In Netflix’s ‘All the Light We Cannot See,’ a diamond becomes one of the unexpected things that bring together a French girl and a young Nazi soldier. While France is ravaged by the Second World War, Marie’s father, the curator of the Museum of Natural History, is focused on only one thing: he cannot let a precious stone fall into the wrong hands. While there are a lot of valuables in the museum, none compares to the legend of the Sea of Flames. Considering that the show takes place during the Second World War, one wonders whether Sea of Flames might also be one of the things that have been plucked from reality. SPOILERS AHEAD
The Inception of the Story of the Sea of Flames
‘All the Light We Cannot See’ is based on the novel of the same name by Anthony Doerr and weaves a fictional tale about Marie-Laure and Werner. At the beginning of his process, Doerr wondered about how he could bring the two characters together. As the story was set in Saint-Malo, the author started reading up on the history of France, which led him to research the beginning of the German occupation of France, and he read about the Louvre and other museums being emptied out to save them from Nazi plunder.
“They really only had weeks to get all this stuff out of Paris. Rembrandts and the Mona Lisa were rolled up and moved out of the city. There are some incredible photographs of Rembrandts being crated up and the halls of the Louvre becoming packing yards with straw and twine and crate,” the author noted. This further led him to the Museum of Natural History of Paris, which housed “incalculable mineral wealth” along with irreplaceable things like fossils and meteorites. “Anything that was light enough to be moved, they were trying to figure out what they were going to do with it. I was mostly just imagining those circumstances,” Doerr added.
Going down this rabbit hole, Doerr ended up reading about a strange amethyst called the Delhi Sapphire in The British Museum. Based on the legends surrounding the real stone, he concocted the myth of the Sea of Flames and used it as a “narrative vehicle,” deliberately placing it in the possession of a girl “who might be immune to its visual charms.” It also became a plot point that would get father away from her and attract people like Reinhold von Rumpel.

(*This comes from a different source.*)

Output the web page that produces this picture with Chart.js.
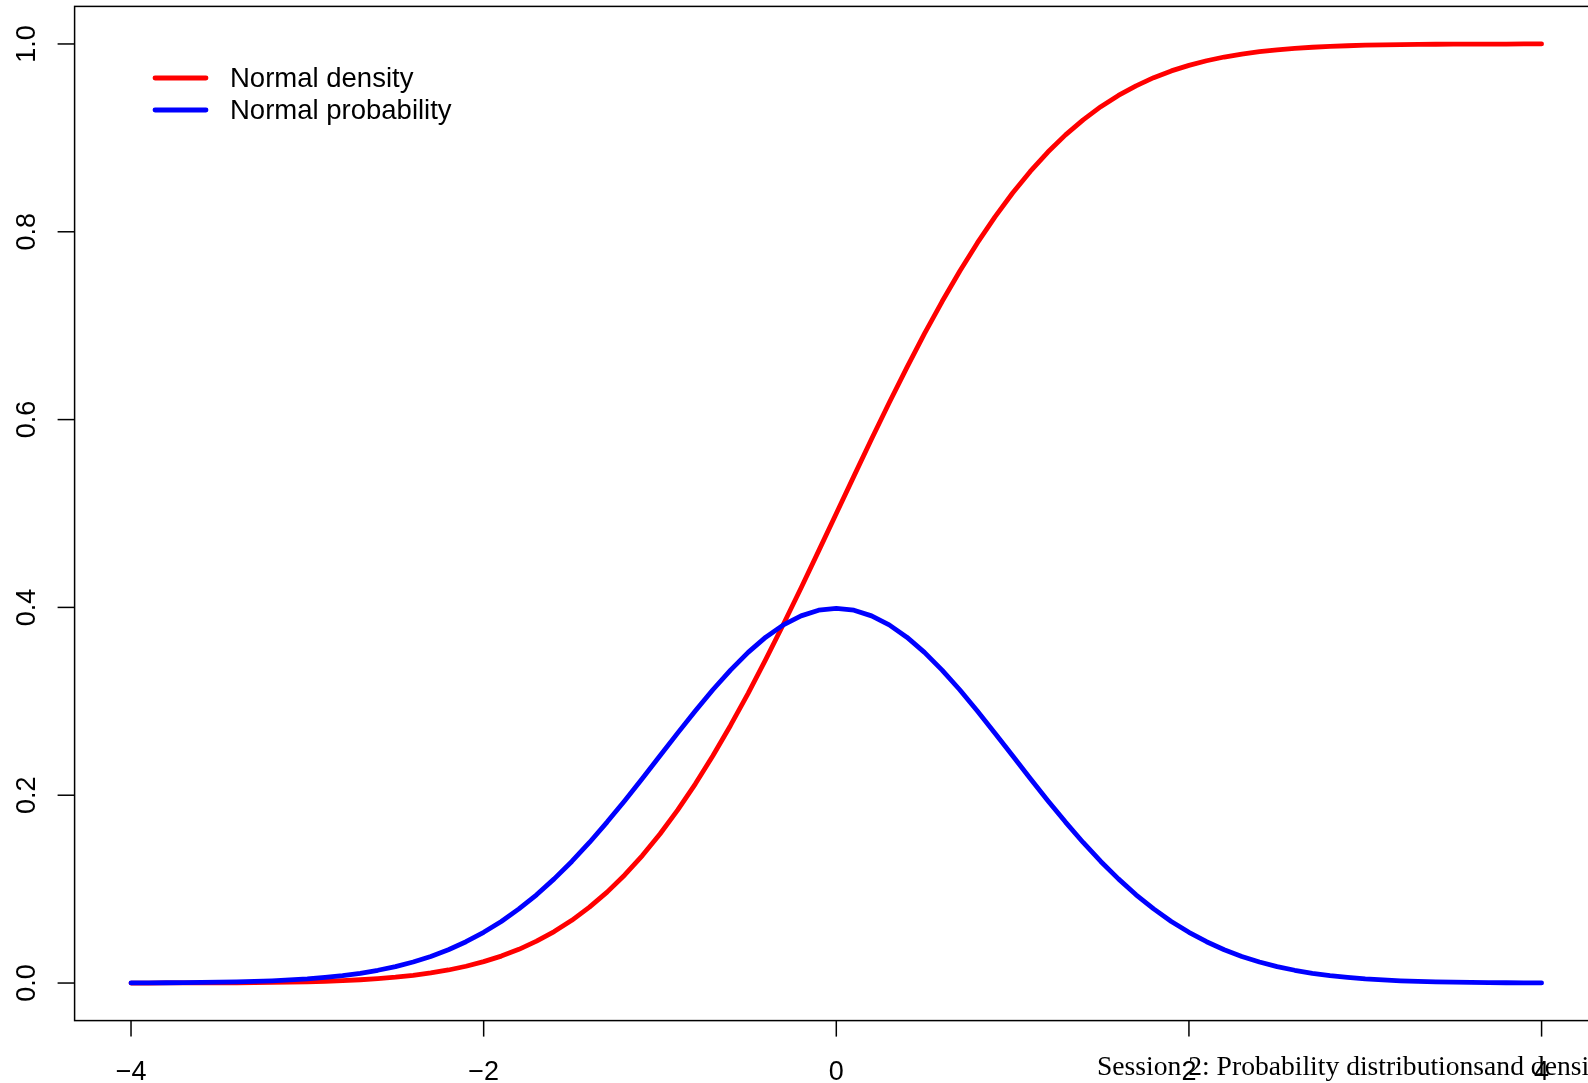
<!DOCTYPE html>
<html>
<head>
<meta charset="utf-8">
<title>Normal density and probability</title>
<script src="https://cdn.jsdelivr.net/npm/chart.js@4/dist/chart.umd.min.js"></script>
<style>
  html, body { margin: 0; padding: 0; background: #fff; overflow: hidden; }
  #wrap { width: 1610px; height: 1083px; }
</style>
</head>
<body>
<div id="wrap"><canvas id="normalChart" width="1610" height="1083"></canvas></div>
<script>
// x grid
const xValues = [
  -4.0, -3.9, -3.8, -3.7, -3.6, -3.5, -3.4, -3.3, -3.2, -3.1,
  -3.0, -2.9, -2.8, -2.7, -2.6, -2.5, -2.4, -2.3, -2.2, -2.1,
  -2.0, -1.9, -1.8, -1.7, -1.6, -1.5, -1.4, -1.3, -1.2, -1.1,
  -1.0, -0.9, -0.8, -0.7, -0.6, -0.5, -0.4, -0.3, -0.2, -0.1,
  0.0, 0.1, 0.2, 0.3, 0.4, 0.5, 0.6, 0.7, 0.8, 0.9,
  1.0, 1.1, 1.2, 1.3, 1.4, 1.5, 1.6, 1.7, 1.8, 1.9,
  2.0, 2.1, 2.2, 2.3, 2.4, 2.5, 2.6, 2.7, 2.8, 2.9,
  3.0, 3.1, 3.2, 3.3, 3.4, 3.5, 3.6, 3.7, 3.8, 3.9,
  4.0
];

// red curve ("Normal density" in the legend)
const densityValues = [
  0.0000, 0.0000, 0.0001, 0.0001, 0.0002, 0.0002, 0.0003, 0.0005, 0.0007, 0.0010,
  0.0013, 0.0019, 0.0026, 0.0035, 0.0047, 0.0062, 0.0082, 0.0107, 0.0139, 0.0179,
  0.0228, 0.0287, 0.0359, 0.0446, 0.0548, 0.0668, 0.0808, 0.0968, 0.1151, 0.1357,
  0.1587, 0.1841, 0.2119, 0.2420, 0.2743, 0.3085, 0.3446, 0.3821, 0.4207, 0.4602,
  0.5000, 0.5398, 0.5793, 0.6179, 0.6554, 0.6915, 0.7257, 0.7580, 0.7881, 0.8159,
  0.8413, 0.8643, 0.8849, 0.9032, 0.9192, 0.9332, 0.9452, 0.9554, 0.9641, 0.9713,
  0.9772, 0.9821, 0.9861, 0.9893, 0.9918, 0.9938, 0.9953, 0.9965, 0.9974, 0.9981,
  0.9987, 0.9990, 0.9993, 0.9995, 0.9997, 0.9998, 0.9998, 0.9999, 0.9999, 1.0000,
  1.0000
];

// blue curve ("Normal probability" in the legend)
const probabilityValues = [
  0.0001, 0.0002, 0.0003, 0.0004, 0.0006, 0.0009, 0.0012, 0.0017, 0.0024, 0.0033,
  0.0044, 0.0060, 0.0079, 0.0104, 0.0136, 0.0175, 0.0224, 0.0283, 0.0355, 0.0440,
  0.0540, 0.0656, 0.0790, 0.0940, 0.1109, 0.1295, 0.1497, 0.1714, 0.1942, 0.2179,
  0.2420, 0.2661, 0.2897, 0.3123, 0.3332, 0.3521, 0.3683, 0.3814, 0.3910, 0.3970,
  0.3989, 0.3970, 0.3910, 0.3814, 0.3683, 0.3521, 0.3332, 0.3123, 0.2897, 0.2661,
  0.2420, 0.2179, 0.1942, 0.1714, 0.1497, 0.1295, 0.1109, 0.0940, 0.0790, 0.0656,
  0.0540, 0.0440, 0.0355, 0.0283, 0.0224, 0.0175, 0.0136, 0.0104, 0.0079, 0.0060,
  0.0044, 0.0033, 0.0024, 0.0017, 0.0012, 0.0009, 0.0006, 0.0004, 0.0003, 0.0002,
  0.0001
];

// axis ticks
const xTicks = [-4, -2, 0, 2, 4];
const xTickLabels = ["\u22124", "\u22122", "0", "2", "4"];
const yTicks = [0, 0.2, 0.4, 0.6, 0.8, 1.0];
const yTickLabels = ["0.0", "0.2", "0.4", "0.6", "0.8", "1.0"];

const seriesNames = ["Normal density", "Normal probability"];
const seriesColors = ["#ff0000", "#0000ff"];
const footerText = "Session 2: Probability distributionsand densi";

const SANS = '"Liberation Sans", Arial, Helvetica, sans-serif';

function toPoints(ys) {
  return xValues.map((x, i) => ({ x: x, y: ys[i] }));
}

// R-style axes, box and legend drawn on top of the chart area
const baseGraphics = {
  id: "baseGraphics",
  afterDraw(chart) {
    const ctx = chart.ctx;
    const area = chart.chartArea;
    const xs = chart.scales.x;
    const ys = chart.scales.y;

    ctx.save();
    ctx.strokeStyle = "#000";
    ctx.fillStyle = "#000";
    ctx.lineWidth = 1.5;
    ctx.strokeRect(area.left, area.top, area.right - area.left, area.bottom - area.top);

    ctx.font = "27px " + SANS;
    ctx.textAlign = "center";
    ctx.textBaseline = "middle";

    // x axis ticks + labels
    xTicks.forEach((v, i) => {
      const px = xs.getPixelForValue(v);
      ctx.beginPath();
      ctx.moveTo(px, area.bottom);
      ctx.lineTo(px, area.bottom + 16);
      ctx.stroke();
      ctx.fillText(xTickLabels[i], px, area.bottom + 52);
    });

    // y axis ticks + rotated labels
    yTicks.forEach((v, i) => {
      const py = ys.getPixelForValue(v);
      ctx.beginPath();
      ctx.moveTo(area.left, py);
      ctx.lineTo(area.left - 17, py);
      ctx.stroke();
      ctx.save();
      ctx.translate(area.left - 47, py);
      ctx.rotate(-Math.PI / 2);
      ctx.fillText(yTickLabels[i], 0, 0);
      ctx.restore();
    });

    // legend (no box)
    ctx.textAlign = "left";
    ctx.lineCap = "round";
    ctx.font = "27.5px " + SANS;
    seriesNames.forEach((name, i) => {
      const ly = 78 + i * 32;
      ctx.strokeStyle = seriesColors[i];
      ctx.lineWidth = 4.8;
      ctx.beginPath();
      ctx.moveTo(155, ly);
      ctx.lineTo(206, ly);
      ctx.stroke();
      ctx.fillStyle = "#000";
      ctx.fillText(name, 230, ly + 1);
    });

    // footer note in serif
    ctx.font = '27.6px "Liberation Serif", "Times New Roman", serif';
    ctx.textBaseline = "alphabetic";
    ctx.fillText(footerText, 1097, 1075);
    ctx.restore();
  }
};

function initializeChart() {
  const canvas = document.getElementById("normalChart");
  if (!canvas) return;
  const ctx = canvas.getContext("2d");

  new Chart(ctx, {
    type: "line",
    data: {
      datasets: [
        {
          label: seriesNames[0],
          data: toPoints(densityValues),
          borderColor: seriesColors[0],
          borderWidth: 4.8,
          order: 1,
        },
        {
          label: seriesNames[1],
          data: toPoints(probabilityValues),
          borderColor: seriesColors[1],
          borderWidth: 4.8,
          order: 0,
        },
      ],
    },
    options: {
      responsive: false,
      animation: false,
      events: [],
      layout: { padding: { left: 74.6, top: 6.4, right: 12, bottom: 62.4 } },
      elements: {
        point: { radius: 0 },
        line: { tension: 0, borderCapStyle: "round", borderJoinStyle: "round", fill: false },
      },
      scales: {
        x: {
          type: "linear",
          min: -4.32,
          max: 4.32,
          grid: { display: false, drawTicks: false },
          border: { display: false },
          ticks: { display: false },
          afterFit: (s) => { s.height = 0; },
        },
        y: {
          type: "linear",
          min: -0.04,
          max: 1.04,
          grid: { display: false, drawTicks: false },
          border: { display: false },
          ticks: { display: false },
          afterFit: (s) => { s.width = 0; },
        },
      },
      plugins: { legend: { display: false }, tooltip: { enabled: false } },
    },
    plugins: [baseGraphics],
  });
}

document.addEventListener("DOMContentLoaded", initializeChart);
</script>
</body>
</html>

The Story Behind the True Gemstone That Inspired the Fictional Sea of Flames
In Doerr’s story, the Sea of Flames is said to be the stone that grants immortality to its owner but brings terrible misfortune to the people they love. The book expands the stone’s history, tracing its origins to India, which is also where the Delhi Sapphire’s story begins. Reportedly, the amethyst was found in India during the rebellion of 1857 and was said to have been stolen from the Temple of Indra.
It was brought to England by a Bengal cavalryman named Colonel Derris, who met with all sorts of troubles since having the stone in his possession. The series of misfortunes continued for the people to whom the stone was passed on until eventually Edward Heron-Allen recognized what was going on. Heron-Allen tried to get rid of the stone and noted that wherever the amethyst went, it was followed by bad luck. Interestingly, the store seemed to have developed a particular affinity towards him, and no matter what he did to get rid of it, the Sapphire always found its way back to him in the uncanniest of manners.
Eventually, Heron-Allen is said to have packed the stone and ordered it to be brought back in public thirty-three years after his death. However, his daughter gave it to the British Natural History Museum a few months after he passed away in 1943. The warning accompanied the stone, but the museum not only accepted it but has also kept it on display as a part of his collection.